La journée de la jupe
Sonia Bergerac (Isabelle Adjani) est professeur de français dans un collège difficile de banlieue. Un jour, en tentant de confisquer le sac à dos de l’une des plus fortes têtes de la classe, elle tombe sur une arme à feu. Malgré les menaces et les insultes de l’ado, Sonia ne lâche pas prise et conserve l’arme. Elle prend alors ses élèves en otages et ne tarde pas à exhumer toutes les souffrances, la dépression, la nervosité refoulée et l’amertume qu’ils lui inspirent.
Huis clos entrecoupé de quelques séquences extérieures (la réaction des policiers, des collègues, des parents d’élèves et même de son mari), La journée de la jupe joue d’abord l’opposition classique entre victimes -qui, de surcroît, sont protégées par leur jeune âge- et la volonté d’un bourreau. Néanmoins, la finesse et la complexité du film de Lillenfeld tiennent dans le fait que, par le biais de retournements constants, élèves et professeur échangent la responsabilité de leurs actes, qu’il s’agisse de violence, de révolte désespérée ou de frustration identitaire.
Loin de la démagogie traditionnelle transformant la banlieue comme sujet à la fois tabou et sensible, ici, les points de vue divergent et les clichés (garçons et filles sapés en survêtements, Scarface de pacotille ou code de langage construit sur le mode de l’insulte) rappellent simplement l’enclave anxiogène -mais jamais insurmontable- relative à la réalité des milieux ghettoïsés. La prise d’otages devient alors la seule issue pour tenter de transmettre un savoir.

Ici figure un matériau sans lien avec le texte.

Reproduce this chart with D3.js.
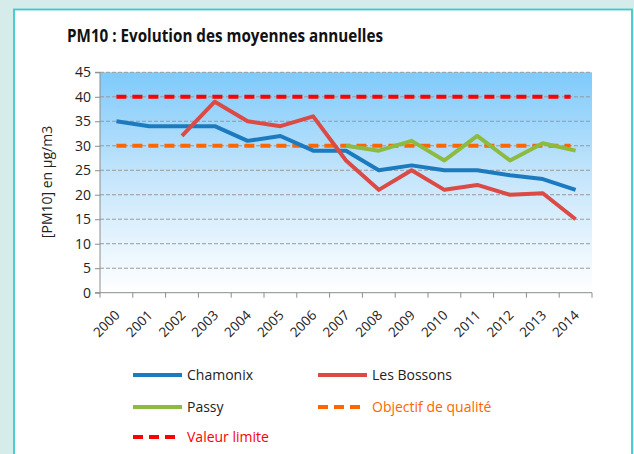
<!DOCTYPE html>
<html>
<head>
<meta charset="utf-8">
<script src="https://cdn.jsdelivr.net/npm/d3@7"></script>
<style>
  html, body { margin: 0; padding: 0; background: #d6ecea; }
  svg { display: block; }
</style>
</head>
<body>
<svg id="chart" width="634" height="454"></svg>
<script>
// Annual mean PM10 concentrations (µg/m3) per station
const years = ["2000","2001","2002","2003","2004","2005","2006","2007","2008","2009","2010","2011","2012","2013","2014"];
const chamonix   = [35, 34, 34, 34, 31, 32, 29, 29, 25, 26, 25, 25, 24, 23.2, 21];
const lesBossons = [null, null, 32, 39, 35, 34, 36, 27, 21, 25, 21, 22, 20, 20.3, 15];
const passy      = [null, null, null, null, null, null, null, 30, 29, 31, 27, 32, 27, 30.5, 29];
const objectifQualite = 30;
const valeurLimite = 40;
const yTicks = [0, 5, 10, 15, 20, 25, 30, 35, 40, 45];

const svg = d3.select("#chart");
const font = "'Open Sans', 'Liberation Sans', sans-serif";

// panel
svg.append("rect").attr("x", 14).attr("y", 9.5).attr("width", 618).attr("height", 460)
  .attr("fill", "#ffffff").attr("stroke", "#3fc7d0").attr("stroke-width", 1.8);

const plot = { left: 100, right: 592, top: 72.3, bottom: 292.7 };

const x = d3.scaleBand().domain(years).range([plot.left, plot.right]);
const y = d3.scaleLinear().domain([0, 45]).range([plot.bottom, plot.top]);
const cx = d => x(d) + x.bandwidth() / 2;

// gradient background
const defs = svg.append("defs");
const grad = defs.append("linearGradient").attr("id", "bg").attr("x1", 0).attr("y1", 0).attr("x2", 0).attr("y2", 1);
grad.append("stop").attr("offset", "0%").attr("stop-color", "#7ecafb");
grad.append("stop").attr("offset", "45%").attr("stop-color", "#c2e4fb");
grad.append("stop").attr("offset", "100%").attr("stop-color", "#ffffff");
svg.append("rect").attr("x", plot.left).attr("y", y(45))
  .attr("width", plot.right - plot.left).attr("height", y(0) - y(45)).attr("fill", "url(#bg)");

// gridlines
svg.append("g").selectAll("line").data(yTicks.filter(t => t > 0)).join("line")
  .attr("x1", plot.left).attr("x2", plot.right)
  .attr("y1", d => y(d)).attr("y2", d => y(d))
  .attr("stroke", "#999999").attr("stroke-width", 1).attr("stroke-dasharray", "4,2");

// y axis
const yAxis = svg.append("g").attr("transform", `translate(${plot.left},0)`)
  .call(d3.axisLeft(y).tickValues(yTicks).tickSize(5).tickPadding(4));
yAxis.select(".domain").attr("stroke", "#8c8c8c").attr("d", `M-5,${y(45)}H0V${y(0)}`);
yAxis.selectAll(".tick line").attr("stroke", "#8c8c8c");
yAxis.selectAll("text").attr("font-family", font).attr("font-size", 14).attr("fill", "#222");

// x axis with ticks at category boundaries
const xg = svg.append("g");
xg.append("line").attr("x1", plot.left - 5).attr("x2", plot.right)
  .attr("y1", y(0)).attr("y2", y(0)).attr("stroke", "#8c8c8c");
xg.selectAll(".bt").data(years.concat(["end"])).join("line")
  .attr("x1", (d, i) => plot.left + i * x.bandwidth())
  .attr("x2", (d, i) => plot.left + i * x.bandwidth())
  .attr("y1", y(0)).attr("y2", y(0) + 5).attr("stroke", "#8c8c8c");
xg.selectAll("text").data(years).join("text")
  .attr("transform", d => `translate(${cx(d) + 1},${y(0) + 20}) rotate(-45)`)
  .attr("text-anchor", "end").attr("dy", "0.35em")
  .attr("font-family", font).attr("font-size", 13.5).attr("fill", "#222")
  .text(d => d);

// axis title
svg.append("text")
  .attr("transform", `translate(52,182) rotate(-90)`)
  .attr("text-anchor", "middle")
  .attr("font-family", font).attr("font-size", 14).attr("fill", "#222")
  .text("[PM10] en µg/m3");

// title
svg.append("text").attr("x", 67).attr("y", 42)
  .attr("font-family", font).attr("font-size", 18).attr("font-weight", "bold").attr("fill", "#111")
  .attr("textLength", 316).attr("lengthAdjust", "spacingAndGlyphs")
  .text("PM10 : Evolution des moyennes annuelles");

// reference lines
const refs = [
  { value: objectifQualite, color: "#ff6600" },
  { value: valeurLimite, color: "#ff0000" }
];
svg.append("g").selectAll("line").data(refs).join("line")
  .attr("x1", cx(years[0])).attr("x2", cx(years[years.length - 1]) - 5)
  .attr("y1", d => y(d.value)).attr("y2", d => y(d.value))
  .attr("stroke", d => d.color).attr("stroke-width", 4)
  .attr("stroke-dasharray", "10,6").attr("stroke-linecap", "butt");

// series
const series = [
  { name: "Passy", values: passy, color: "#8cbb3f" },
  { name: "Chamonix", values: chamonix, color: "#1c7bbf" },
  { name: "Les Bossons", values: lesBossons, color: "#dc4a45" }
];
const line = d3.line()
  .defined(d => d.v !== null)
  .x(d => cx(d.year)).y(d => y(d.v));
svg.append("g").selectAll("path").data(series).join("path")
  .attr("d", s => line(years.map((yr, i) => ({ year: yr, v: s.values[i] }))))
  .attr("fill", "none").attr("stroke", s => s.color).attr("stroke-width", 4)
  .attr("stroke-linejoin", "round");

// legend
const legend = [
  { label: "Chamonix", color: "#1c7bbf", x: 133, y: 375, dashed: false, text: "#222" },
  { label: "Les Bossons", color: "#dc4a45", x: 318, y: 375, dashed: false, text: "#222" },
  { label: "Passy", color: "#8cbb3f", x: 133, y: 407, dashed: false, text: "#222" },
  { label: "Objectif de qualité", color: "#ff6600", x: 318, y: 407, dashed: true, text: "#ff6600" },
  { label: "Valeur limite", color: "#ff0000", x: 133, y: 437, dashed: true, text: "#ff0000" }
];
const lg = svg.append("g").selectAll("g").data(legend).join("g");
lg.append("line")
  .attr("x1", d => d.x).attr("x2", d => d.x + (d.dashed ? 43 : 49))
  .attr("y1", d => d.y).attr("y2", d => d.y)
  .attr("stroke", d => d.color).attr("stroke-width", 4)
  .attr("stroke-dasharray", d => d.dashed ? "10,6" : null);
lg.append("text")
  .attr("x", d => d.x + 54).attr("y", d => d.y).attr("dy", "0.35em")
  .attr("font-family", font).attr("font-size", 14).attr("fill", d => d.text)
  .text(d => d.label);
</script>
</body>
</html>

Ici, l’angoisse d’enseigner est poussée à son paroxysme et suscite nombre d’interrogations : quelles sont les conditions de possibilité de l’autorité (si elle a encore un sens) dans un milieu hostile ? Faut-il aller jusqu’à la détention d’une arme à feu pour se faire respecter ? Comment dépasser les préjugés et jugements de valeur nés du repli des minorités entre elles, ou n’est-ce finalement qu’un prétexte à la bêtise pure ?
Retenons une séquence-clé du film, ce très beau moment où les parents de Sonia viennent au collège afin de lui faire entendre raison. Au téléphone, son père lui chante une berceuse en arabe. Elle rétorque à ses élèves, surpris d’apprendre ses origines : « Je suis professeur de français ». Ainsi, l’héroïne meurtrie lutte pour ne pas être réduite à une étiquette ethnique, son seul souhait étant d’exercer son métier correctement. Une façon également de faire comprendre aux élèves l’importance de leur devenir, la nécessité de s’émanciper du carcan identitaire, dès lors qu’il emprisonne plus qu’il ne rend ouvert d’esprit.
Enfin, Adjani est formidable. Un film coup-de-poing et subtil.